The database can be configured using options, here are a few that can be used to tune the database:

db, err := NewSimpleDB(
    "some_path", // the non-empty and existing base path of the database - only mandatory argument
    DisableAsyncWAL(), // this enables fsync after every modification -> safe option for data consistency, but affects performance greatly
    MemstoreSizeBytes(1024*1024*1024),     // the maximum size a memstore should have in bytes
    CompactionRunInterval(30*time.Second), // how often the compaction process should run  
    CompactionMaxSizeBytes(1024 * 1024 * 1024 * 5) // up to which size in bytes to continue to compact sstables
    CompactionFileThreshold(20), // how many files must be at least compacted together
    DisableCompactions()         // turn off the compaction completely
)

Concurrency

The database itself is thread-safe and can be used from multiple goroutines. It's not advised to open or close it from multiple threads however - which is mostly a matter of idempotency than concurrency.

How does it work?

Effectively SimpleDB implements the given diagram:

rocksdb architecture overview

There is always a writable-memstore that stores in the writes in memory. When it's becoming too big (default of 1gb) it will rotate to a new memstore and flush the filled one to a SSTable and rotate the WAL. The WAL will be deleted once the SSTable is written fully to disk.

In SimpleDB only L0 is implemented, meaning there are multiple SSTables at the same time that have overlapping key ranges. There is a maximum limit of ten simultaneous SSTables, after that limit an asynchronous compaction and merge process will kick off and merge into a single SSTable again.

The only difference is that there is no manifest log, the purpose of this tracking is delegated to the filesystem mainly using path patterns and conventions.

Recovery Modes

The recovery in SimpleDB is quite simple, the supplied base path when the database is opened will be scanned for existing sstable paths first. They are read in sequence of their file name, and the internal state is reset to be starting from the latest number.

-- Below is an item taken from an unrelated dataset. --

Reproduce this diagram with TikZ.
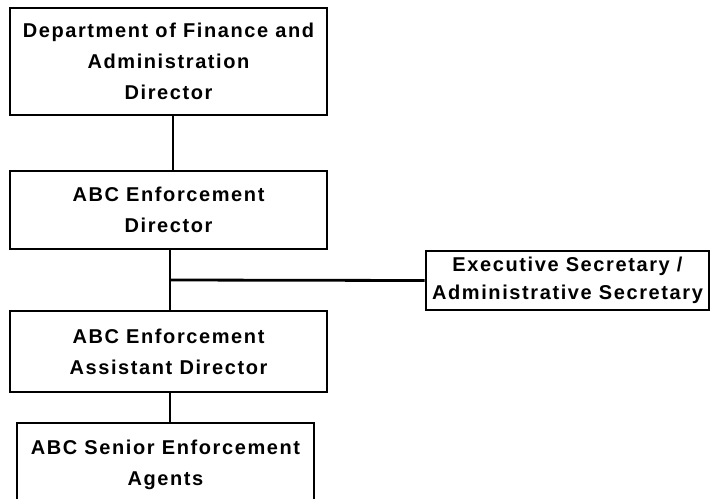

Then the remainder of the WAL will be read into the existing memstore, but the memstore will be immediately flushed synchronously into a new SSTable. That has a very simple reason: the WAL folder should be fully empty to not create edge cases when WALs are being overwritten in multi-crash scenarios. The trade-off here is that most likely the created SSTable is too small, but it will be compacted with others later on.

In case the crash happened during a compaction, there are two places where we can attempt to recover. The first one is while the compaction is ongoing (there is no compaction_successful flag file in the folder yet), in this case we can discard the compaction result. If there is a compaction that has finished successfully, we can try to recover that by completing the steps in the sstable_manager. The flag file contains several meta information for that case and can be used to trigger the remainder of the logic again.

Crash Testing

To exercise the above assumptions there are two kinds of tests: in-process crashing by mutation some state to simulate a crash and the other is a real kill -9 style crash test where a database is spawned as an external process.

The latter can be run using make crash-simpledb, which will start a webserver that exposes the database methods via REST. The test code will then try a couple of deterministic and random patterns while killing the database and checking its results continuously.

The test suite is reusable for other databases, as long as they implement the REST interface.

Linearizability Testing

Using Porcupine we can verify whether a sequence of operations on the database are linearizable.

The test suite in the porcupine folder will create a small database client that tracks operations with their results and their timings. With that history the framework can then reconstruct whether given operation on the state was valid or not.

The tests in the porcupine folder are running a synthetic get/put/delete sequence (also from multiple goroutines) with overlapping keys. The crash tests described above also have a client recording the operations. After all runs the linearizability of the test is verified, in addition to the existing assertions.